El abuso homoinfantil concede un carismático e inesperado lugar preponderante al festival Elizabeth/Renate Reinsve al que finalmente se entrega el relato, donde la formidable estrella excéntrica de La peor persona del mundo (Trier 21) y Un hombre diferente (Schimberg 24), interpretando a otra estrella inasible, emerge de repente desde la contención tensional en cenizas de la primera parte e impone un arrollador régimen actoral autista a lo Gena Rowlands o Liv Ullmann durante los 10 intolerables minutos 10 de la risa descontrolada y demolida en llanto, tras devastar tanto la trama como las seguridades del espectador ingenuo y la película misma, para estallar, tras ese crucial segmento vivificante y desprendible, en los espejos de lo insólito, contorsionarse cual reptilesca mariposa prodigiosa en génesis, bailar en los pasillos con el trapeador del limpiapisos inmigrante Farid (Assad Siddique), brotar de la más libertaria lluvia, humillar a la visceral embustera compulsiva Sarah en el centro del patio congregante de la extasiada totalidad de los personajes (semejante al ágora omnirreveladora pública de La estrategia de la araña de Borges/Bertolucci 70) y tomar su lugar en una crispada fotofija grupal como las que infestan e hipnotizan las paredes de los corredores escolares.

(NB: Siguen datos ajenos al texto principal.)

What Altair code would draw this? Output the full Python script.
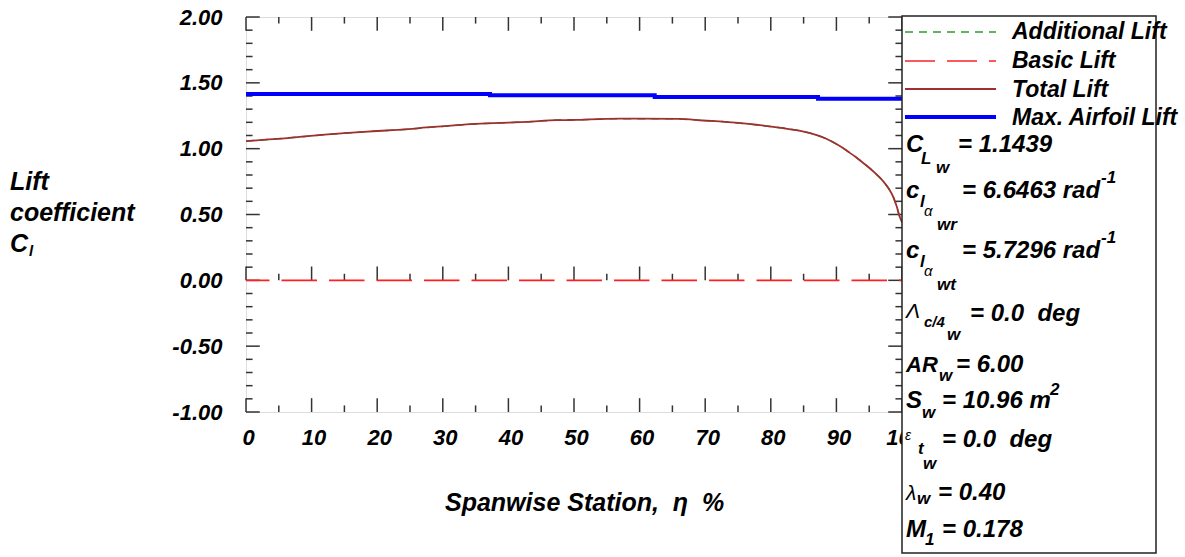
import altair as alt
import pandas as pd

# ---------------- data ----------------
eta_total = [0, 3, 6.3, 9, 12, 15, 17.9, 21.4, 24.7, 27.5, 30.3, 33.6, 37.7, 42.8, 47.4, 50,
             55, 60, 66, 69.7, 73, 77, 79.5, 82, 84.5, 86, 87, 88, 89, 90, 91, 92, 93, 94, 95,
             96, 97, 98, 98.7, 99.2, 99.6, 100]
cl_total = [1.057, 1.068, 1.080, 1.093, 1.106, 1.118, 1.128, 1.138, 1.148, 1.161, 1.171,
            1.184, 1.194, 1.204, 1.217, 1.218, 1.227, 1.228, 1.226, 1.214, 1.204, 1.186,
            1.171, 1.155, 1.135, 1.118, 1.103, 1.085, 1.062, 1.035, 1.005, 0.970, 0.935,
            0.895, 0.855, 0.810, 0.760, 0.695, 0.630, 0.560, 0.490, 0.440]
# additional lift equals total lift here (basic lift is zero everywhere)
eta_additional = eta_total
cl_additional = cl_total
eta_basic = [0, 100]
cl_basic = [0.0, 0.0]
eta_max = [0, 37.2, 62.3, 87.2, 100]
cl_max = [1.415, 1.405, 1.393, 1.380, 1.380]

y_major = [-1.0, -0.5, 0.0, 0.5, 1.0, 1.5, 2.0]
y_minor = [-0.9, -0.8, -0.7, -0.6, -0.4, -0.3, -0.2, -0.1, 0.1, 0.2, 0.3, 0.4,
           0.6, 0.7, 0.8, 0.9, 1.1, 1.2, 1.3, 1.4, 1.6, 1.7, 1.8, 1.9]
x_major = [0, 10, 20, 30, 40, 50, 60, 70, 80, 90, 100]
x_minor = [5, 15, 25, 35, 45, 55, 65, 75, 85, 95]

FONT = "Liberation Sans"
W, H = 656, 395
OX, OY = 246, 17

xs = alt.Scale(domain=[0, 100], nice=False, zero=False)
ys = alt.Scale(domain=[-1, 2], nice=False, zero=False)
x_axis = alt.Axis(values=x_major, format="d", grid=False, domain=False, ticks=False, tickSize=0,
                  labelPadding=15, labelFont=FONT, labelFontSize=22, labelFontWeight="bold",
                  labelFontStyle="italic", labelColor="black", title=None, labelOffset=2,
                  labelFlush=False, labelOverlap=False)
y_axis = alt.Axis(values=y_major, grid=False, domain=False, ticks=False, tickSize=0,
                  labelExpr="replace(format(datum.value, '.2f'), '\u2212', '-')",
                  labelPadding=24, labelFont=FONT, labelFontSize=22, labelFontWeight="bold",
                  labelFontStyle="italic", labelColor="black", title=None, labelFlush=False,
                  labelOverlap=False)


def X(field):
    return alt.X(field, type="quantitative", scale=xs, axis=x_axis)


def Y(field):
    return alt.Y(field, type="quantitative", scale=ys, axis=y_axis)


def XD(v):
    return alt.XDatum(v, scale=xs, axis=x_axis)


def X2D(v):
    return alt.X2Datum(v)


def YD(v):
    return alt.YDatum(v, scale=ys, axis=y_axis)


def Y2D(v):
    return alt.Y2Datum(v)


one = pd.DataFrame({"k": [0]})

layers = []

# ---------- tick marks (inward) ----------
TICK = dict(color="#333333", strokeWidth=1.5)
ym = pd.DataFrame({"v": y_major})
yn = pd.DataFrame({"v": y_minor})
xm = pd.DataFrame({"v": x_major})
xn = pd.DataFrame({"v": x_minor})
for df, ln in ((ym, 2.1), (yn, 1.0)):
    layers.append(alt.Chart(df).mark_rule(**TICK).encode(y=Y("v"), x=XD(0), x2=X2D(ln)))
    layers.append(alt.Chart(df).mark_rule(**TICK).encode(y=Y("v"), x=XD(100), x2=X2D(100 - ln)))
for df, ln in ((xm, 0.105), (xn, 0.05)):
    layers.append(alt.Chart(df).mark_rule(**TICK).encode(x=X("v"), y=YD(-1), y2=Y2D(-1 + ln)))
    layers.append(alt.Chart(df).mark_rule(**TICK).encode(x=X("v"), y=YD(2), y2=Y2D(2 - ln)))
    layers.append(alt.Chart(df).mark_rule(**TICK).encode(x=X("v"), y=YD(0), y2=Y2D(ln)))

# ---------- series ----------
GREEN, RED, BROWN, BLUE = "#2e9a2e", "#ff2020", "#a03030", "#0000ff"
df_add = pd.DataFrame({"eta": eta_additional, "cl": cl_additional})
df_bas = pd.DataFrame({"eta": eta_basic, "cl": cl_basic})
df_tot = pd.DataFrame({"eta": eta_total, "cl": cl_total})
df_max = pd.DataFrame({"eta": eta_max, "cl": cl_max})

layers.append(alt.Chart(df_add).mark_line(color=GREEN, strokeWidth=1.5, strokeDash=[8, 6])
              .encode(x=X("eta"), y=Y("cl")))
layers.append(alt.Chart(df_bas).mark_line(color=RED, strokeWidth=1.8, strokeDash=[35.5, 12],
                                          strokeDashOffset=12)
              .encode(x=X("eta"), y=Y("cl")))
layers.append(alt.Chart(df_tot).mark_line(color=BROWN, strokeWidth=1.8, interpolate="monotone")
              .encode(x=X("eta"), y=Y("cl")))
layers.append(alt.Chart(df_max).mark_line(color=BLUE, strokeWidth=4, interpolate="step-after")
              .encode(x=X("eta"), y=Y("cl")))

# ---------- legend / annotation box ----------
layers.append(alt.Chart(one).mark_rect(fill="white", stroke="#222222", strokeWidth=1.5)
              .encode(x=alt.value(902 - OX), x2=alt.value(1156 - OX),
                      y=alt.value(16 - OY), y2=alt.value(553 - OY)))


def sample(color, width, dash, ay):
    kw = dict(color=color, strokeWidth=width)
    if dash:
        kw["strokeDash"] = dash
    return (alt.Chart(one).mark_rule(**kw)
            .encode(x=alt.value(905 - OX), x2=alt.value(996 - OX), y=alt.value(ay - OY)))


def txt(text, ax, ay, size, weight="bold", style="italic"):
    return (alt.Chart(one)
            .mark_text(text=text, font=FONT, fontSize=size, fontWeight=weight, fontStyle=style,
                       color="black", align="left", baseline="alphabetic")
            .encode(x=alt.value(ax - OX), y=alt.value(ay - OY)))


layers += [
    sample(GREEN, 1.5, [8, 6], 32),
    sample(RED, 1.5, [30, 12], 61),
    sample(BROWN, 1.8, None, 89),
    sample(BLUE, 4, None, 117),
]

legend_texts = [
    ("Additional Lift", 1012, 39),
    ("Basic Lift", 1012, 68),
    ("Total Lift", 1012, 97),
    ("Max. Airfoil Lift", 1012, 125),
]
for t, ax, ay in legend_texts:
    layers.append(txt(t, ax, ay, 23))

BIG, SUB = 24, 17
notes = [
    # C_L_w
    ("C", 906, 152, BIG, "bold"), ("L", 921, 164, SUB, "bold"), ("w", 936, 173, SUB, "bold"),
    ("= 1.1439", 958, 152, BIG, "bold"),
    # c_l_alpha_wr
    ("c", 906, 198, BIG, "bold"), ("l", 920, 207, SUB, "bold"), ("α", 924, 216, 15, "normal"),
    ("wr", 937, 230, SUB, "bold"), ("= 6.6463 rad", 962, 198, BIG, "bold"),
    ("-1", 1101, 183, SUB, "bold"),
    # c_l_alpha_wt
    ("c", 906, 258, BIG, "bold"), ("l", 920, 267, SUB, "bold"), ("α", 924, 276, 15, "normal"),
    ("wt", 937, 290, SUB, "bold"), ("= 5.7296 rad", 962, 258, BIG, "bold"),
    ("-1", 1101, 243, SUB, "bold"),
    # Lambda c/4 w
    ("Λ", 906, 318, 21, "normal"), ("c/4", 924, 327, 15, "bold"), ("w", 947, 340, SUB, "bold"),
    ("= 0.0\u00a0 deg", 970, 321, BIG, "bold"),
    # AR_w
    ("AR", 906, 372, 22, "bold"), ("w", 939, 381, SUB, "bold"), ("= 6.00", 956, 372, BIG, "bold"),
    # S_w
    ("S", 906, 408, BIG, "bold"), ("w", 922, 418, SUB, "bold"),
    ("= 10.96 m", 942, 408, BIG, "bold"), ("2", 1050, 395, SUB, "bold"),
    # epsilon t w
    ("ε", 905, 440, 14, "normal"), ("t", 918, 454, SUB, "bold"), ("w", 923, 469, SUB, "bold"),
    ("= 0.0\u00a0 deg", 942, 447, BIG, "bold"),
    # lambda_w
    ("λ", 906, 500, 21, "normal"), ("w", 917, 504, SUB, "bold"), ("= 0.40", 938, 500, BIG, "bold"),
    # M_1
    ("M", 906, 537, BIG, "bold"), ("1", 925, 545, SUB, "bold"), ("= 0.178", 942, 537, BIG, "bold"),
]
for t, ax, ay, sz, wt in notes:
    layers.append(txt(t, ax, ay, sz, wt))

# ---------- axis titles ----------
layers += [
    txt("Lift", 10, 190, 25),
    txt("coefficient", 10, 221, 25),
    txt("C", 10, 252, 25),
    txt("l", 29, 256, 15),
    txt("Spanwise Station,\u00a0 η\u00a0 %", 445, 511, 25),
]

chart = (
    alt.layer(*layers)
    .properties(width=W, height=H,
                padding={"left": OX, "top": OY, "right": 1185 - OX - W, "bottom": 557 - OY - H},
                autosize=alt.AutoSizeParams(type="none"))
    .configure_view(stroke="#333333", strokeWidth=1.5)
    .configure(background="white")
)

chart.save("out.html", embed_options={"renderer": "svg", "actions": False})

Y el abuso homoinfantil ha tenido a bien conservar inmostrable la figura concreta de los niños y en especial la de ese misterioso e impredecible Armand titular que referencialmente y cual pararrayos temático permanece a todo lo largo y lo imaginario de la cinta pleno de ambigüedades, traumas probables e impulsos impredecibles y reacciones inauditas producto de una educación heterodoxa, hasta la secuencia concluyente, donde aparece por fin el presunto monstruito emocional como un tierno chavito (Loke Nicolaisen), abrazado en penumbra de su lecho por mamita superpoderosa, sobreprotectora, edipizante y triunfal.